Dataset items

■ ■ ■ ■ ■ ■ ■

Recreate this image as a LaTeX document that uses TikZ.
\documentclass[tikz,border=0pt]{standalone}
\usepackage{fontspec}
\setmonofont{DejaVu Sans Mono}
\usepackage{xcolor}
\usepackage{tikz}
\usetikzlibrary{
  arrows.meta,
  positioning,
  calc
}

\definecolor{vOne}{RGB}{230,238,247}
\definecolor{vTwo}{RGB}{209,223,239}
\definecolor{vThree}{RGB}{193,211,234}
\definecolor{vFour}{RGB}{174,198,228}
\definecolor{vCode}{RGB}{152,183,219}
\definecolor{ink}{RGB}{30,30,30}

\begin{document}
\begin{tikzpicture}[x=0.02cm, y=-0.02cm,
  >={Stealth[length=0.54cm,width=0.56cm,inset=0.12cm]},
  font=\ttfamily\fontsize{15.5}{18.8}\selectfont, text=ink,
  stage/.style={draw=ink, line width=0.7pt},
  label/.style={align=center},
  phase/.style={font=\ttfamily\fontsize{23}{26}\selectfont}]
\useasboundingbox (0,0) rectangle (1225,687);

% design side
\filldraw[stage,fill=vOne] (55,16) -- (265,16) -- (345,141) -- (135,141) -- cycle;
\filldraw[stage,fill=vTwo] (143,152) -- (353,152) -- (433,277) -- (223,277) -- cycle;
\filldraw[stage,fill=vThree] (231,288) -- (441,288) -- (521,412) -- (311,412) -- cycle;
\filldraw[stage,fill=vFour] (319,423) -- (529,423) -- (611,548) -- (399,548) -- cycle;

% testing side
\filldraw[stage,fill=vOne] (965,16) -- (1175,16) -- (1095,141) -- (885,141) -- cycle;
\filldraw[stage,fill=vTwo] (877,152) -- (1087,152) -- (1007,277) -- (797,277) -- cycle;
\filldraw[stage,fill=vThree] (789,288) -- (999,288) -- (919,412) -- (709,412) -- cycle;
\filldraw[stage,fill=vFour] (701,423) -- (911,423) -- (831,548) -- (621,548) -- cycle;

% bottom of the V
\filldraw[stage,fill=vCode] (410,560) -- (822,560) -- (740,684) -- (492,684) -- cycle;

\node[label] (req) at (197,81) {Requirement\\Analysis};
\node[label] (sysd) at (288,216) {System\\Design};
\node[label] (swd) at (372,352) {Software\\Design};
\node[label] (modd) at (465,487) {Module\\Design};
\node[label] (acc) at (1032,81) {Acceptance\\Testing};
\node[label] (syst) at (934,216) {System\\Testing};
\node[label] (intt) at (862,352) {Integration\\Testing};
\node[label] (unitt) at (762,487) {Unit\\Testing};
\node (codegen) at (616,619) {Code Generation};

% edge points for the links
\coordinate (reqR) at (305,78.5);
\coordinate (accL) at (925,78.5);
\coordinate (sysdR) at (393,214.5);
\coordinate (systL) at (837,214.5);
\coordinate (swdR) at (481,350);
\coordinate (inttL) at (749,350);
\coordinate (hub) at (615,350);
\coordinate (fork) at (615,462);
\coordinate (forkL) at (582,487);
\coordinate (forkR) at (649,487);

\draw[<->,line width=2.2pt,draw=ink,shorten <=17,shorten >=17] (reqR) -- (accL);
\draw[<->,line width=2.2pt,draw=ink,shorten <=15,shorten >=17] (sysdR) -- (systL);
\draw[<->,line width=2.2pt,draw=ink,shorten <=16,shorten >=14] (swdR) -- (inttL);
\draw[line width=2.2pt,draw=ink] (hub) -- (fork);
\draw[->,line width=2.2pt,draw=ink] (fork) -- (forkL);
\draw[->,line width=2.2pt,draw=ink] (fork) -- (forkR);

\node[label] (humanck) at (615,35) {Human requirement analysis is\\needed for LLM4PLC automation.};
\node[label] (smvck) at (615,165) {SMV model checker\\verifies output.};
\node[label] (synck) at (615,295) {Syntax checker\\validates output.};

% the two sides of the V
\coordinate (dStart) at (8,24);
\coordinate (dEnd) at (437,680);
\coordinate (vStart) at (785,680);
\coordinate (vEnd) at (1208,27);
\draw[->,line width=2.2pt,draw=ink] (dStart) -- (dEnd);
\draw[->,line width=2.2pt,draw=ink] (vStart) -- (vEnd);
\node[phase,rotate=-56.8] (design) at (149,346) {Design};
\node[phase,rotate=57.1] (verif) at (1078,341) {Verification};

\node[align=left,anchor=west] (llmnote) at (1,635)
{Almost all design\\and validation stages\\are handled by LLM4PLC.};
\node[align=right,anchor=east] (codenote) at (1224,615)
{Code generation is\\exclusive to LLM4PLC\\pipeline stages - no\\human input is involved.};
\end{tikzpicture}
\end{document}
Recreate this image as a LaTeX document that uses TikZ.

■ ■ ■ ■ ■ ■ ■

■ Task statement:
Restate all of the entries above precisely.

■ Finished task:
Recreate this image as a LaTeX document that uses TikZ.
\documentclass[tikz,border=0pt]{standalone}
\usepackage{fontspec}
\setmonofont{DejaVu Sans Mono}
\usepackage{xcolor}
\usepackage{tikz}
\usetikzlibrary{
  arrows.meta,
  positioning,
  calc
}

\definecolor{vOne}{RGB}{230,238,247}
\definecolor{vTwo}{RGB}{209,223,239}
\definecolor{vThree}{RGB}{193,211,234}
\definecolor{vFour}{RGB}{174,198,228}
\definecolor{vCode}{RGB}{152,183,219}
\definecolor{ink}{RGB}{30,30,30}

\begin{document}
\begin{tikzpicture}[x=0.02cm, y=-0.02cm,
  >={Stealth[length=0.54cm,width=0.56cm,inset=0.12cm]},
  font=\ttfamily\fontsize{15.5}{18.8}\selectfont, text=ink,
  stage/.style={draw=ink, line width=0.7pt},
  label/.style={align=center},
  phase/.style={font=\ttfamily\fontsize{23}{26}\selectfont}]
\useasboundingbox (0,0) rectangle (1225,687);

% design side
\filldraw[stage,fill=vOne] (55,16) -- (265,16) -- (345,141) -- (135,141) -- cycle;
\filldraw[stage,fill=vTwo] (143,152) -- (353,152) -- (433,277) -- (223,277) -- cycle;
\filldraw[stage,fill=vThree] (231,288) -- (441,288) -- (521,412) -- (311,412) -- cycle;
\filldraw[stage,fill=vFour] (319,423) -- (529,423) -- (611,548) -- (399,548) -- cycle;

% testing side
\filldraw[stage,fill=vOne] (965,16) -- (1175,16) -- (1095,141) -- (885,141) -- cycle;
\filldraw[stage,fill=vTwo] (877,152) -- (1087,152) -- (1007,277) -- (797,277) -- cycle;
\filldraw[stage,fill=vThree] (789,288) -- (999,288) -- (919,412) -- (709,412) -- cycle;
\filldraw[stage,fill=vFour] (701,423) -- (911,423) -- (831,548) -- (621,548) -- cycle;

% bottom of the V
\filldraw[stage,fill=vCode] (410,560) -- (822,560) -- (740,684) -- (492,684) -- cycle;

\node[label] (req) at (197,81) {Requirement\\Analysis};
\node[label] (sysd) at (288,216) {System\\Design};
\node[label] (swd) at (372,352) {Software\\Design};
\node[label] (modd) at (465,487) {Module\\Design};
\node[label] (acc) at (1032,81) {Acceptance\\Testing};
\node[label] (syst) at (934,216) {System\\Testing};
\node[label] (intt) at (862,352) {Integration\\Testing};
\node[label] (unitt) at (762,487) {Unit\\Testing};
\node (codegen) at (616,619) {Code Generation};

% edge points for the links
\coordinate (reqR) at (305,78.5);
\coordinate (accL) at (925,78.5);
\coordinate (sysdR) at (393,214.5);
\coordinate (systL) at (837,214.5);
\coordinate (swdR) at (481,350);
\coordinate (inttL) at (749,350);
\coordinate (hub) at (615,350);
\coordinate (fork) at (615,462);
\coordinate (forkL) at (582,487);
\coordinate (forkR) at (649,487);

\draw[<->,line width=2.2pt,draw=ink,shorten <=17,shorten >=17] (reqR) -- (accL);
\draw[<->,line width=2.2pt,draw=ink,shorten <=15,shorten >=17] (sysdR) -- (systL);
\draw[<->,line width=2.2pt,draw=ink,shorten <=16,shorten >=14] (swdR) -- (inttL);
\draw[line width=2.2pt,draw=ink] (hub) -- (fork);
\draw[->,line width=2.2pt,draw=ink] (fork) -- (forkL);
\draw[->,line width=2.2pt,draw=ink] (fork) -- (forkR);

\node[label] (humanck) at (615,35) {Human requirement analysis is\\needed for LLM4PLC automation.};
\node[label] (smvck) at (615,165) {SMV model checker\\verifies output.};
\node[label] (synck) at (615,295) {Syntax checker\\validates output.};

% the two sides of the V
\coordinate (dStart) at (8,24);
\coordinate (dEnd) at (437,680);
\coordinate (vStart) at (785,680);
\coordinate (vEnd) at (1208,27);
\draw[->,line width=2.2pt,draw=ink] (dStart) -- (dEnd);
\draw[->,line width=2.2pt,draw=ink] (vStart) -- (vEnd);
\node[phase,rotate=-56.8] (design) at (149,346) {Design};
\node[phase,rotate=57.1] (verif) at (1078,341) {Verification};

\node[align=left,anchor=west] (llmnote) at (1,635)
{Almost all design\\and validation stages\\are handled by LLM4PLC.};
\node[align=right,anchor=east] (codenote) at (1224,615)
{Code generation is\\exclusive to LLM4PLC\\pipeline stages - no\\human input is involved.};
\end{tikzpicture}
\end{document}
Recreate this image as a LaTeX document that uses TikZ.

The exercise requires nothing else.